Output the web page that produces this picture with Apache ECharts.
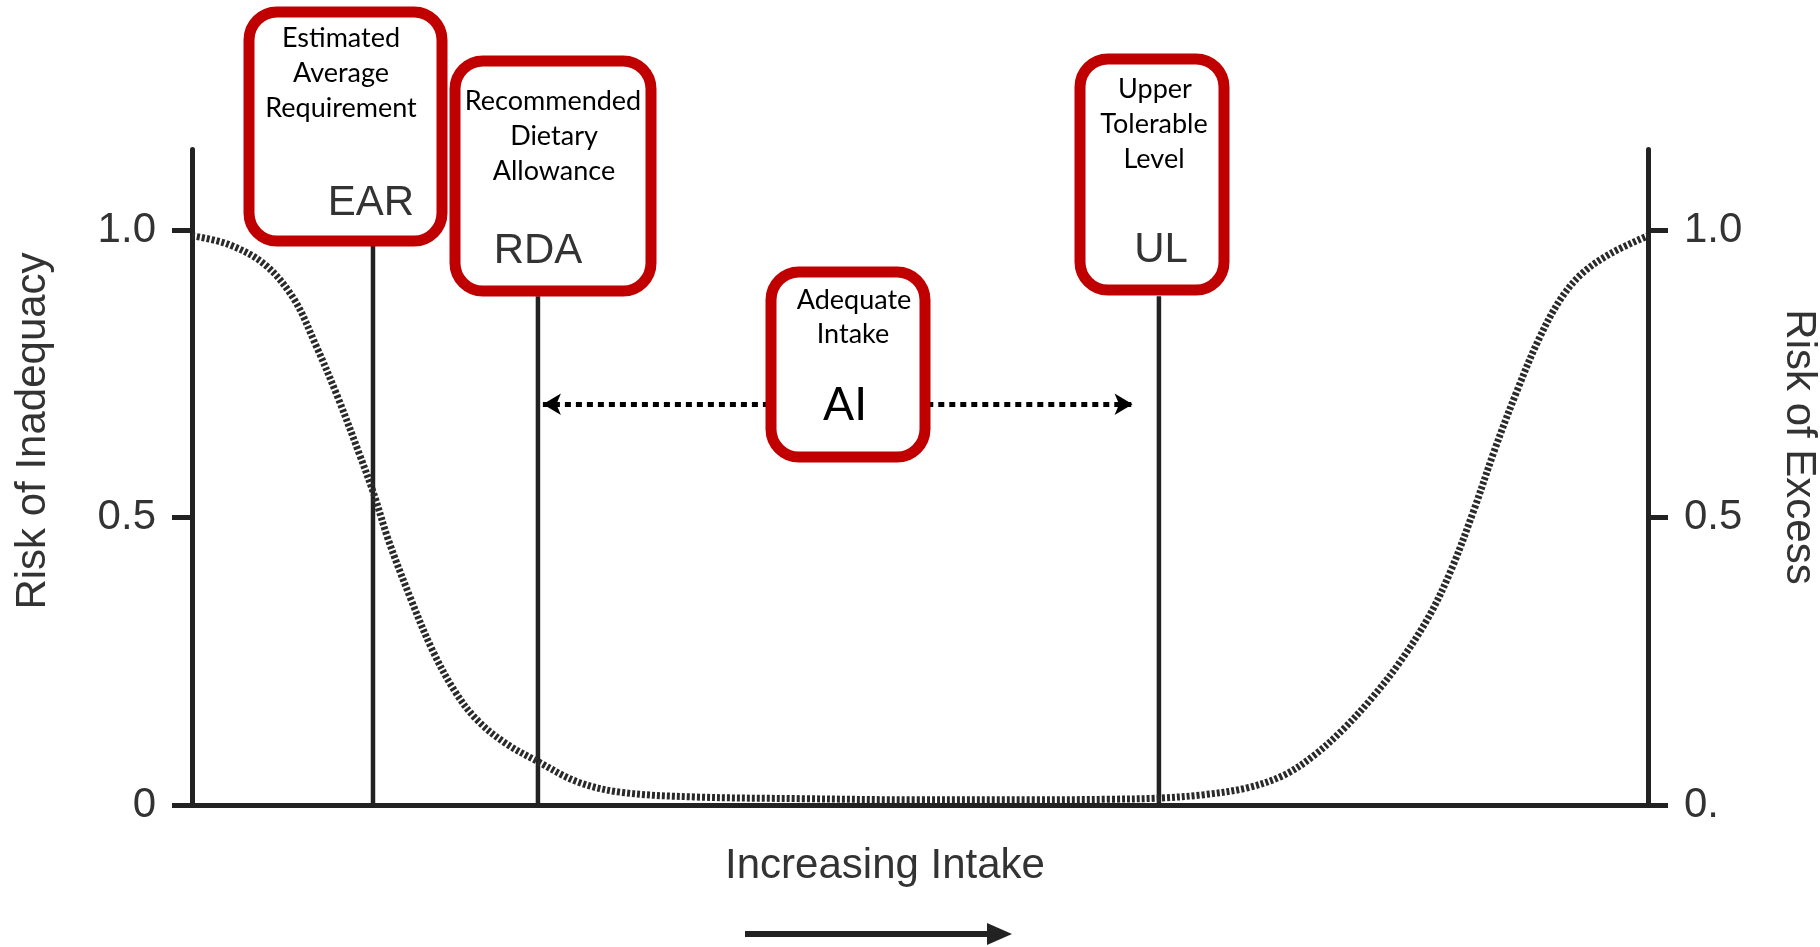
<!DOCTYPE html>
<html>
<head>
<meta charset="utf-8">
<script src="https://cdn.jsdelivr.net/npm/echarts@6/dist/echarts.min.js"></script>
<style>
html,body{margin:0;padding:0;background:#fff;}
#chart{width:1820px;height:947px;}
</style>
</head>
<body>
<div id="chart"></div>
<script>
// ---- data ----
const intakeX = [0, 2.5, 5, 7, 8.5, 10, 11.5, 12.5, 13.5, 15, 16.5, 18, 19.5, 21.5, 23.8, 26.5, 29.5, 34.5, 42, 50, 58, 63, 66.4, 69.5, 72.5, 75, 77, 79, 81, 83, 85, 86.5, 88, 89.5, 91, 92.5, 94, 95.5, 97.5, 100];
const riskValues = [0.99, 0.975, 0.94, 0.88, 0.80, 0.71, 0.61, 0.54, 0.46, 0.36, 0.27, 0.20, 0.15, 0.108, 0.075, 0.04, 0.022, 0.014, 0.011, 0.009, 0.009, 0.01, 0.012, 0.018, 0.03, 0.052, 0.085, 0.13, 0.185, 0.25, 0.33, 0.41, 0.51, 0.62, 0.72, 0.81, 0.88, 0.925, 0.96, 0.99];
const markerNames = ['EAR', 'RDA', 'UL'];
const markerX = [12.43, 23.76, 66.41];
const markerTop = [0.98, 0.885, 0.885];
const aiArrowY = 0.697;
const aiLeftArrow = [24.1, 40];
const aiRightArrow = [50.5, 64.6];
const tickValues = [0, 0.5, 1];
const leftTickLabels = ['0', '0.5', '1.0'];
const rightTickLabels = ['0.', '0.5', '1.0'];

const HELV = '"Liberation Sans", Arial, Helvetica, sans-serif';
const CAL = 'Lato, "Open Sans", sans-serif';

const chart = echarts.init(document.getElementById('chart'));

const curveData = intakeX.map((x, i) => [x, riskValues[i]]);
const markerSeries = markerNames.map((n, i) => ({
  name: n,
  type: 'line',
  data: [[markerX[i], 0], [markerX[i], markerTop[i]]],
  symbol: 'none',
  lineStyle: { color: '#222', width: 4.5 },
  silent: true,
  z: 3
}));

function boxRect(x, y, w, h) {
  return {
    type: 'rect', z: 100,
    shape: { x: x, y: y, width: w, height: h, r: 28 },
    style: { fill: '#fff', stroke: '#c00000', lineWidth: 11 }
  };
}
function txt(s, x, y, size, font, color, rot) {
  return {
    type: 'text', z: 101, x: x, y: y, rotation: rot || 0,
    style: { text: s, x: 0, y: 0, font: size + 'px ' + font, fill: color, align: 'center', verticalAlign: 'middle' }
  };
}

const option = {
  backgroundColor: '#fff',
  animation: false,
  grid: { left: 192, right: 172, top: 149.5, bottom: 142, containLabel: false },
  xAxis: {
    type: 'value', min: 0, max: 100,
    axisLine: { show: true, onZero: false, lineStyle: { color: '#222', width: 5 } },
    axisTick: { show: false }, axisLabel: { show: false }, splitLine: { show: false }
  },
  yAxis: [
    {
      type: 'value', min: 0, max: 1.14, position: 'left',
      axisLine: { show: true, lineStyle: { color: '#222', width: 5 } },
      axisTick: { show: true, length: 20, lineStyle: { color: '#222', width: 5 }, customValues: tickValues },
      axisLabel: {
        customValues: tickValues, margin: 36, fontSize: 42, color: '#333', fontFamily: HELV,
        formatter: v => leftTickLabels[tickValues.indexOf(v)]
      },
      splitLine: { show: false }
    },
    {
      type: 'value', min: 0, max: 1.14, position: 'right',
      axisLine: { show: true, lineStyle: { color: '#222', width: 5 } },
      axisTick: { show: true, length: 20, lineStyle: { color: '#222', width: 5 }, customValues: tickValues },
      axisLabel: {
        customValues: tickValues, margin: 36, fontSize: 42, color: '#333', fontFamily: HELV,
        formatter: v => rightTickLabels[tickValues.indexOf(v)]
      },
      splitLine: { show: false }
    }
  ],
  series: [
    {
      name: 'Risk',
      type: 'line',
      data: curveData,
      smooth: 0.35,
      symbol: 'none',
      lineStyle: { color: '#2a2a2a', width: 7, type: [3, 2] },
      silent: true,
      z: 4,
      markLine: {
        silent: true,
        animation: false,
        label: { show: false },
        symbolSize: [16, 18],
        lineStyle: { color: '#000', width: 5, type: [6, 5] },
        data: [
          [{ coord: [aiLeftArrow[0], aiArrowY], symbol: 'arrow' }, { coord: [aiLeftArrow[1], aiArrowY], symbol: 'none' }],
          [{ coord: [aiRightArrow[0], aiArrowY], symbol: 'none' }, { coord: [aiRightArrow[1], aiArrowY], symbol: 'arrow' }]
        ]
      }
    }
  ].concat(markerSeries),
  graphic: [
    boxRect(249, 12, 193, 229),
    boxRect(455, 61, 196, 230),
    boxRect(771, 272, 154, 185),
    boxRect(1080, 59, 144, 231),
    txt('Estimated', 341, 38, 27, CAL, '#000'),
    txt('Average', 341, 73, 27, CAL, '#000'),
    txt('Requirement', 341, 108, 27, CAL, '#000'),
    txt('EAR', 371, 203, 42, HELV, '#333'),
    txt('Recommended', 553, 101, 27, CAL, '#000'),
    txt('Dietary', 554, 136, 27, CAL, '#000'),
    txt('Allowance', 554, 171, 27, CAL, '#000'),
    txt('RDA', 538, 251, 42, HELV, '#333'),
    txt('Adequate', 854, 300, 27, CAL, '#000'),
    txt('Intake', 853, 334, 27, CAL, '#000'),
    txt('AI', 845, 405, 46, CAL, '#000'),
    txt('Upper', 1155, 89, 27, CAL, '#000'),
    txt('Tolerable', 1154, 124, 27, CAL, '#000'),
    txt('Level', 1154, 159, 27, CAL, '#000'),
    txt('UL', 1161, 250, 42, HELV, '#333'),
    txt('Risk of Inadequacy', 33, 431, 42, HELV, '#333', Math.PI / 2),
    txt('Risk of Excess', 1799, 447, 42, HELV, '#333', -Math.PI / 2),
    txt('Increasing Intake', 885, 866, 42, HELV, '#333'),
    { type: 'line', z: 100, shape: { x1: 745, y1: 934, x2: 992, y2: 934 }, style: { stroke: '#222', lineWidth: 6 } },
    { type: 'polygon', z: 100, shape: { points: [[987, 923], [1012, 934], [987, 945]] }, style: { fill: '#222' } }
  ]
};
chart.setOption(option);
</script>
</body>
</html>
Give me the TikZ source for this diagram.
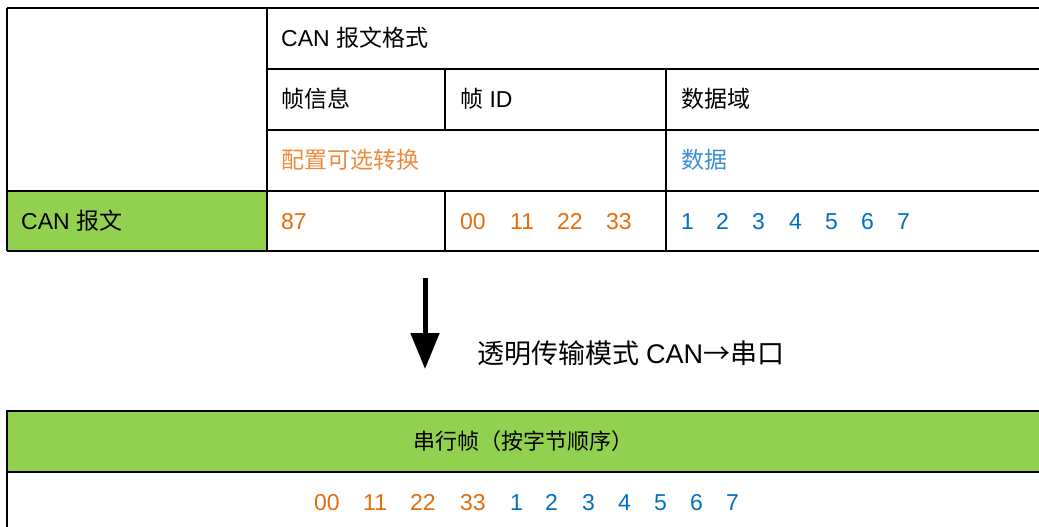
\documentclass[tikz,border=0pt]{standalone}
\usepackage{fontspec}
\setmainfont{Liberation Sans}
\newfontfamily\cjk{Noto Sans CJK SC}
\usetikzlibrary{arrows.meta}
\definecolor{cgreen}{RGB}{146,208,80}
\definecolor{corange}{RGB}{228,108,10}
\definecolor{clorange}{RGB}{238,138,60}
\definecolor{cblue}{RGB}{0,112,192}
\definecolor{clblue}{RGB}{60,141,214}
\begin{document}
\begin{tikzpicture}[x=1pt,y=-1pt,
  grid/.style={line width=2.2pt,black},
  lbl/.style={anchor=base west,inner sep=0pt,font=\fontsize{23}{27}\selectfont},
  num/.style={lbl,text=corange},
  bnum/.style={lbl,text=cblue}]
\useasboundingbox (0,0) rectangle (1039,527);
\clip (0,0) rectangle (1039,527);
% top table
\fill[cgreen] (7,191) rectangle (267,251);
\draw[grid] (7,8) -- (1045,8);
\draw[grid] (267,69) -- (1045,69);
\draw[grid] (267,130) -- (1045,130);
\draw[grid] (7,191) -- (1045,191);
\draw[grid] (7,251) -- (1045,251);
\draw[grid] (7,8) -- (7,251);
\draw[grid] (267,8) -- (267,251);
\draw[grid] (445,69) -- (445,130);
\draw[grid] (445,191) -- (445,251);
\draw[grid] (666,69) -- (666,251);
% texts top
\node[lbl] (fmt) at (281,46.5) {CAN {\cjk 报文格式}};
\node[lbl] (info) at (281,107.5) {\cjk 帧信息};
\node[lbl] (fid) at (460,107.5) {{\cjk 帧} ID};
\node[lbl] (dom) at (681,107.5) {\cjk 数据域};
\node[lbl,text=clorange] (cfg) at (281,168.5) {\cjk 配置可选转换};
\node[lbl,text=clblue] (dat) at (681,168.5) {\cjk 数据};
\node[lbl] (canmsg) at (21,229.5) {CAN {\cjk 报文}};
\node[num] (n87) at (281,229.5) {87};
\foreach \x/\t [count=\i] in {460/00,510/11,557/22,606/33}
  \node[num] (id\i) at (\x,229.5) {\t};
\foreach \x/\t [count=\i] in {681/1,716/2,752/3,789/4,825/5,861/6,897/7}
  \node[bnum] (d\i) at (\x,229.5) {\t};
% arrow
\coordinate (as) at (425,278);
\coordinate (ae) at (425,369);
\draw[line width=5pt,-{Triangle[width=28pt,length=36pt]}] (as) -- (ae);
\node[anchor=base west,inner sep=0pt,font=\fontsize{27}{32}\selectfont] (mode) at (477,363) {{\cjk 透明传输模式}\hspace{7pt}CAN{\cjk →串口}};
% bottom table
\fill[cgreen] (7,411) rectangle (1045,472);
\draw[grid] (1045,411) -- (7,411) -- (7,540);
\draw[grid] (7,472) -- (1045,472);
\node[anchor=base,inner sep=0pt,font=\fontsize{22}{26}\selectfont] (serial) at (523,449) {\cjk 串行帧（按字节顺序）};
\foreach \x/\t [count=\i] in {314/00,363/11,410/22,460/33}
  \node[num] (sid\i) at (\x,510.5) {\t};
\foreach \x/\t [count=\i] in {510/1,545/2,582/3,618/4,654/5,690/6,726/7}
  \node[bnum] (sd\i) at (\x,510.5) {\t};
\end{tikzpicture}
\end{document}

============

Pull out every line of the entries that includes the word "this".

Output the web page that produces this picture with Apache ECharts.
Give me the TikZ source for this diagram.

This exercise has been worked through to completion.